— start RAW DATA —

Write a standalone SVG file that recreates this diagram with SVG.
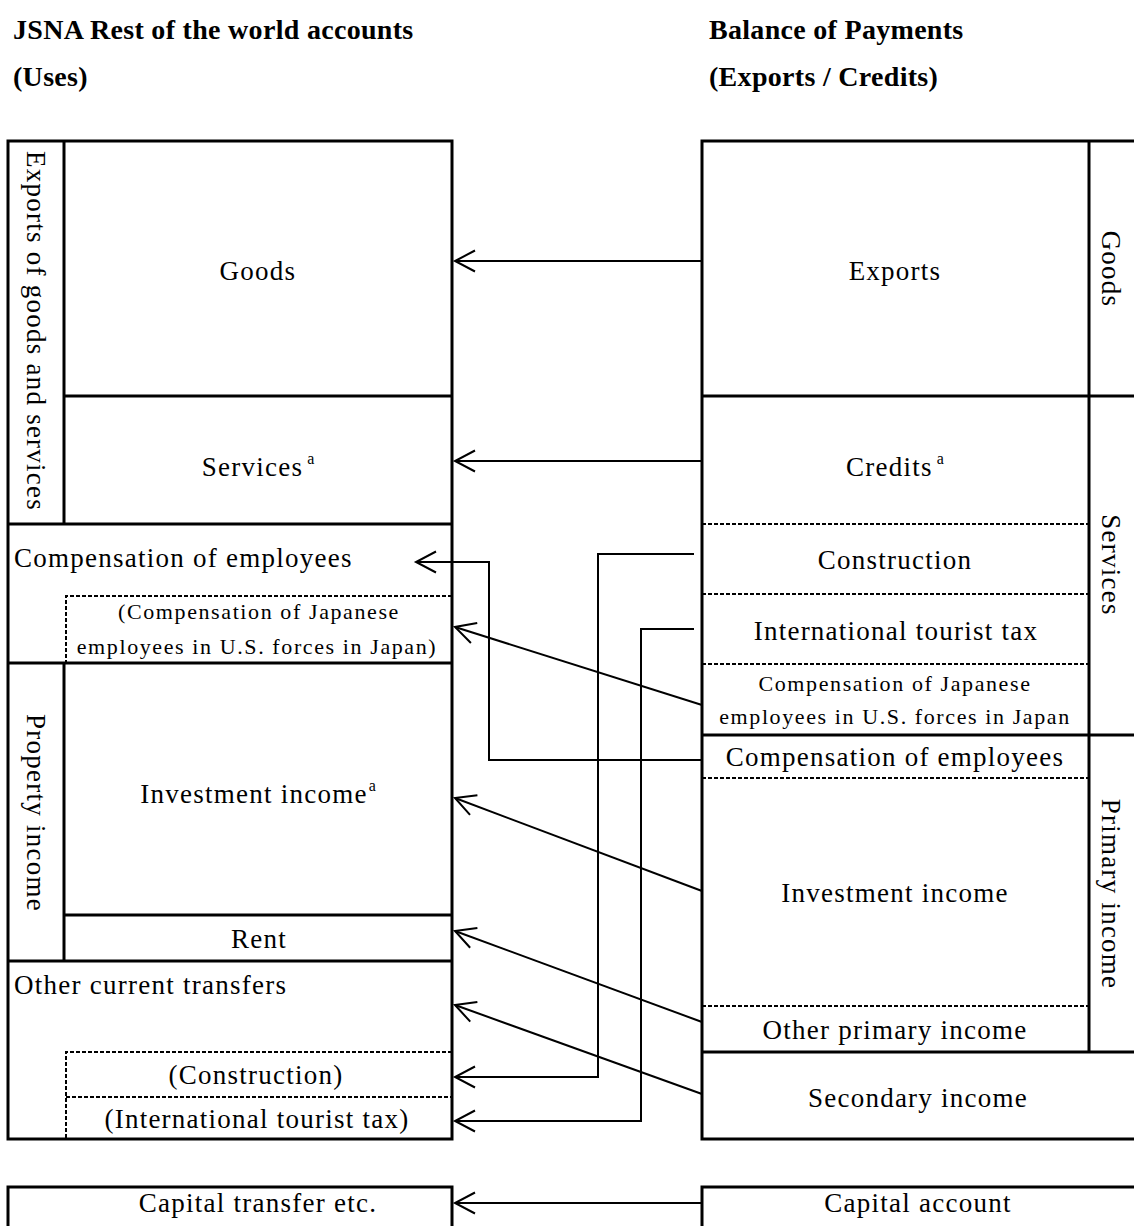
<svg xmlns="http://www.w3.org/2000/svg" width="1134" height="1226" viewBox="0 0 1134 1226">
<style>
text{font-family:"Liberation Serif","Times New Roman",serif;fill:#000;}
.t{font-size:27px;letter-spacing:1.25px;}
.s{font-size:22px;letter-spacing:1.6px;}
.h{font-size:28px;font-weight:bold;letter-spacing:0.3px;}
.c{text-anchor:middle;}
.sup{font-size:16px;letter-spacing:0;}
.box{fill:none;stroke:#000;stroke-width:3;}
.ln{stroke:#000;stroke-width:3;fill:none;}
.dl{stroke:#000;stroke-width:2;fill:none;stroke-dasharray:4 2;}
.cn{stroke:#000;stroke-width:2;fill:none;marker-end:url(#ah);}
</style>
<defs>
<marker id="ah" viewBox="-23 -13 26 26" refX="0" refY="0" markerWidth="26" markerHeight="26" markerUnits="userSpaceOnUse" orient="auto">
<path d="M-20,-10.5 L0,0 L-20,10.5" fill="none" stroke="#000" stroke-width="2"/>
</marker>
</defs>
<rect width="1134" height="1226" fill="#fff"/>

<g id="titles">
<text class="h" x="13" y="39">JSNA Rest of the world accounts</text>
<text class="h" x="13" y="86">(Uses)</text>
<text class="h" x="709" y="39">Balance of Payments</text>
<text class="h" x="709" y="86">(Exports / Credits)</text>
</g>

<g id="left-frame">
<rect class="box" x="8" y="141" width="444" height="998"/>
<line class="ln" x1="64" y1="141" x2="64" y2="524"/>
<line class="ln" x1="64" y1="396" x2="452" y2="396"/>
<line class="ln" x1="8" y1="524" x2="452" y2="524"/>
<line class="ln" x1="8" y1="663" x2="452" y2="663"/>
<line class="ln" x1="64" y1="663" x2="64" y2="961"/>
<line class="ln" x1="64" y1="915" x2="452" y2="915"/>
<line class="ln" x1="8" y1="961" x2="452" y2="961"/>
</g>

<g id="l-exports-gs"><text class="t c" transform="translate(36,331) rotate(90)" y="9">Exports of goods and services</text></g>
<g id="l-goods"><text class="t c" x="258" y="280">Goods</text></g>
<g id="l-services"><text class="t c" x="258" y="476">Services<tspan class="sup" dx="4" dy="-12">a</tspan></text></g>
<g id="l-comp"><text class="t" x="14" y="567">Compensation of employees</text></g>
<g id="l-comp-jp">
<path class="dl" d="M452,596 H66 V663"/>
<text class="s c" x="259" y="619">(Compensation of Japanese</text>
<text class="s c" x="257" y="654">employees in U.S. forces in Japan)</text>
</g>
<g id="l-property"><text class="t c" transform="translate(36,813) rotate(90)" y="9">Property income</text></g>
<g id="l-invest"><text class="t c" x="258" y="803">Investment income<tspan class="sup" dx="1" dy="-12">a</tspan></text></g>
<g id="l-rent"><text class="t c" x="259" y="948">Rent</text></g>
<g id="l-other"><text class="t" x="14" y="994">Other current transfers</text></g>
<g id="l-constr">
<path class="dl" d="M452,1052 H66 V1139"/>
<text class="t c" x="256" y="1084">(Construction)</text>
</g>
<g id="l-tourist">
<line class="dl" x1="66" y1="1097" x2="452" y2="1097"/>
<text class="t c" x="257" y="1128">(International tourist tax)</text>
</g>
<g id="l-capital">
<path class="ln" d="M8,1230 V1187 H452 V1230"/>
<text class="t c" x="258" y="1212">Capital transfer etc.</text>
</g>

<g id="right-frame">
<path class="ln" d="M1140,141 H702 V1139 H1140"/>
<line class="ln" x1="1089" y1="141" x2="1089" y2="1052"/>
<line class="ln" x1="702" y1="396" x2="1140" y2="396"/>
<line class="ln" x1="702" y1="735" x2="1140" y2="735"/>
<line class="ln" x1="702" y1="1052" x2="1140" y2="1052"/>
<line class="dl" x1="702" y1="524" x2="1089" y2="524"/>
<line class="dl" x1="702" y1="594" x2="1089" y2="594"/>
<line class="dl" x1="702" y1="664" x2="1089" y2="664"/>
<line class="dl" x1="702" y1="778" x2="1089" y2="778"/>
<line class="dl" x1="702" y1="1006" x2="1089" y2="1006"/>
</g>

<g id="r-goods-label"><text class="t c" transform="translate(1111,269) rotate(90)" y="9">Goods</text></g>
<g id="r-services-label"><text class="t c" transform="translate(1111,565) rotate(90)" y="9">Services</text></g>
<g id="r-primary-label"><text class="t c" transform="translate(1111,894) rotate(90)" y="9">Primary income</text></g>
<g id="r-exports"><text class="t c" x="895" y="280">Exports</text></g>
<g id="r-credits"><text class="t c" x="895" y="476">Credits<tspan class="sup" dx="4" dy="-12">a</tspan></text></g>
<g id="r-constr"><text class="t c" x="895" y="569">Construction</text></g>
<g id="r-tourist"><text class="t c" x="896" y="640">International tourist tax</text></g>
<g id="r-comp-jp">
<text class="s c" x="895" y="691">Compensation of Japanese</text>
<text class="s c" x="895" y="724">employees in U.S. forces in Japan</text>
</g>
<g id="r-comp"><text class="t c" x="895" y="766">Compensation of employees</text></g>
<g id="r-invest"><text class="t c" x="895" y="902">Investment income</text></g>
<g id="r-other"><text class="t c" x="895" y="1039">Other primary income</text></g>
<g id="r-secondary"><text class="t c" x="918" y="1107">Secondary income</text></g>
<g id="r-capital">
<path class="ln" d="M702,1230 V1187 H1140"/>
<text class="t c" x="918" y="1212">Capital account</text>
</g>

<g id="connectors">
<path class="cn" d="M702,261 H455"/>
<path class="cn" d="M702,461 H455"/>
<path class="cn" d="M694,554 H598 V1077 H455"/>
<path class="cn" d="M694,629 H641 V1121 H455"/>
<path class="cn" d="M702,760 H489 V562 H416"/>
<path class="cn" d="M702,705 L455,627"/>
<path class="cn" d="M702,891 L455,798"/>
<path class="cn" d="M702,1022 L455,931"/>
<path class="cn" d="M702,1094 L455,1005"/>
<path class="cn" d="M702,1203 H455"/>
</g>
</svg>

— end RAW DATA —

__STATED GOAL__: Transcribe the listing in full and omit the pictures.

__THE COMPLETED TASK__:
Write a standalone SVG file that recreates this diagram with SVG.
<svg xmlns="http://www.w3.org/2000/svg" width="1134" height="1226" viewBox="0 0 1134 1226">
<style>
text{font-family:"Liberation Serif","Times New Roman",serif;fill:#000;}
.t{font-size:27px;letter-spacing:1.25px;}
.s{font-size:22px;letter-spacing:1.6px;}
.h{font-size:28px;font-weight:bold;letter-spacing:0.3px;}
.c{text-anchor:middle;}
.sup{font-size:16px;letter-spacing:0;}
.box{fill:none;stroke:#000;stroke-width:3;}
.ln{stroke:#000;stroke-width:3;fill:none;}
.dl{stroke:#000;stroke-width:2;fill:none;stroke-dasharray:4 2;}
.cn{stroke:#000;stroke-width:2;fill:none;marker-end:url(#ah);}
</style>
<defs>
<marker id="ah" viewBox="-23 -13 26 26" refX="0" refY="0" markerWidth="26" markerHeight="26" markerUnits="userSpaceOnUse" orient="auto">
<path d="M-20,-10.5 L0,0 L-20,10.5" fill="none" stroke="#000" stroke-width="2"/>
</marker>
</defs>
<rect width="1134" height="1226" fill="#fff"/>

<g id="titles">
<text class="h" x="13" y="39">JSNA Rest of the world accounts</text>
<text class="h" x="13" y="86">(Uses)</text>
<text class="h" x="709" y="39">Balance of Payments</text>
<text class="h" x="709" y="86">(Exports / Credits)</text>
</g>

<g id="left-frame">
<rect class="box" x="8" y="141" width="444" height="998"/>
<line class="ln" x1="64" y1="141" x2="64" y2="524"/>
<line class="ln" x1="64" y1="396" x2="452" y2="396"/>
<line class="ln" x1="8" y1="524" x2="452" y2="524"/>
<line class="ln" x1="8" y1="663" x2="452" y2="663"/>
<line class="ln" x1="64" y1="663" x2="64" y2="961"/>
<line class="ln" x1="64" y1="915" x2="452" y2="915"/>
<line class="ln" x1="8" y1="961" x2="452" y2="961"/>
</g>

<g id="l-exports-gs"><text class="t c" transform="translate(36,331) rotate(90)" y="9">Exports of goods and services</text></g>
<g id="l-goods"><text class="t c" x="258" y="280">Goods</text></g>
<g id="l-services"><text class="t c" x="258" y="476">Services<tspan class="sup" dx="4" dy="-12">a</tspan></text></g>
<g id="l-comp"><text class="t" x="14" y="567">Compensation of employees</text></g>
<g id="l-comp-jp">
<path class="dl" d="M452,596 H66 V663"/>
<text class="s c" x="259" y="619">(Compensation of Japanese</text>
<text class="s c" x="257" y="654">employees in U.S. forces in Japan)</text>
</g>
<g id="l-property"><text class="t c" transform="translate(36,813) rotate(90)" y="9">Property income</text></g>
<g id="l-invest"><text class="t c" x="258" y="803">Investment income<tspan class="sup" dx="1" dy="-12">a</tspan></text></g>
<g id="l-rent"><text class="t c" x="259" y="948">Rent</text></g>
<g id="l-other"><text class="t" x="14" y="994">Other current transfers</text></g>
<g id="l-constr">
<path class="dl" d="M452,1052 H66 V1139"/>
<text class="t c" x="256" y="1084">(Construction)</text>
</g>
<g id="l-tourist">
<line class="dl" x1="66" y1="1097" x2="452" y2="1097"/>
<text class="t c" x="257" y="1128">(International tourist tax)</text>
</g>
<g id="l-capital">
<path class="ln" d="M8,1230 V1187 H452 V1230"/>
<text class="t c" x="258" y="1212">Capital transfer etc.</text>
</g>

<g id="right-frame">
<path class="ln" d="M1140,141 H702 V1139 H1140"/>
<line class="ln" x1="1089" y1="141" x2="1089" y2="1052"/>
<line class="ln" x1="702" y1="396" x2="1140" y2="396"/>
<line class="ln" x1="702" y1="735" x2="1140" y2="735"/>
<line class="ln" x1="702" y1="1052" x2="1140" y2="1052"/>
<line class="dl" x1="702" y1="524" x2="1089" y2="524"/>
<line class="dl" x1="702" y1="594" x2="1089" y2="594"/>
<line class="dl" x1="702" y1="664" x2="1089" y2="664"/>
<line class="dl" x1="702" y1="778" x2="1089" y2="778"/>
<line class="dl" x1="702" y1="1006" x2="1089" y2="1006"/>
</g>

<g id="r-goods-label"><text class="t c" transform="translate(1111,269) rotate(90)" y="9">Goods</text></g>
<g id="r-services-label"><text class="t c" transform="translate(1111,565) rotate(90)" y="9">Services</text></g>
<g id="r-primary-label"><text class="t c" transform="translate(1111,894) rotate(90)" y="9">Primary income</text></g>
<g id="r-exports"><text class="t c" x="895" y="280">Exports</text></g>
<g id="r-credits"><text class="t c" x="895" y="476">Credits<tspan class="sup" dx="4" dy="-12">a</tspan></text></g>
<g id="r-constr"><text class="t c" x="895" y="569">Construction</text></g>
<g id="r-tourist"><text class="t c" x="896" y="640">International tourist tax</text></g>
<g id="r-comp-jp">
<text class="s c" x="895" y="691">Compensation of Japanese</text>
<text class="s c" x="895" y="724">employees in U.S. forces in Japan</text>
</g>
<g id="r-comp"><text class="t c" x="895" y="766">Compensation of employees</text></g>
<g id="r-invest"><text class="t c" x="895" y="902">Investment income</text></g>
<g id="r-other"><text class="t c" x="895" y="1039">Other primary income</text></g>
<g id="r-secondary"><text class="t c" x="918" y="1107">Secondary income</text></g>
<g id="r-capital">
<path class="ln" d="M702,1230 V1187 H1140"/>
<text class="t c" x="918" y="1212">Capital account</text>
</g>

<g id="connectors">
<path class="cn" d="M702,261 H455"/>
<path class="cn" d="M702,461 H455"/>
<path class="cn" d="M694,554 H598 V1077 H455"/>
<path class="cn" d="M694,629 H641 V1121 H455"/>
<path class="cn" d="M702,760 H489 V562 H416"/>
<path class="cn" d="M702,705 L455,627"/>
<path class="cn" d="M702,891 L455,798"/>
<path class="cn" d="M702,1022 L455,931"/>
<path class="cn" d="M702,1094 L455,1005"/>
<path class="cn" d="M702,1203 H455"/>
</g>
</svg>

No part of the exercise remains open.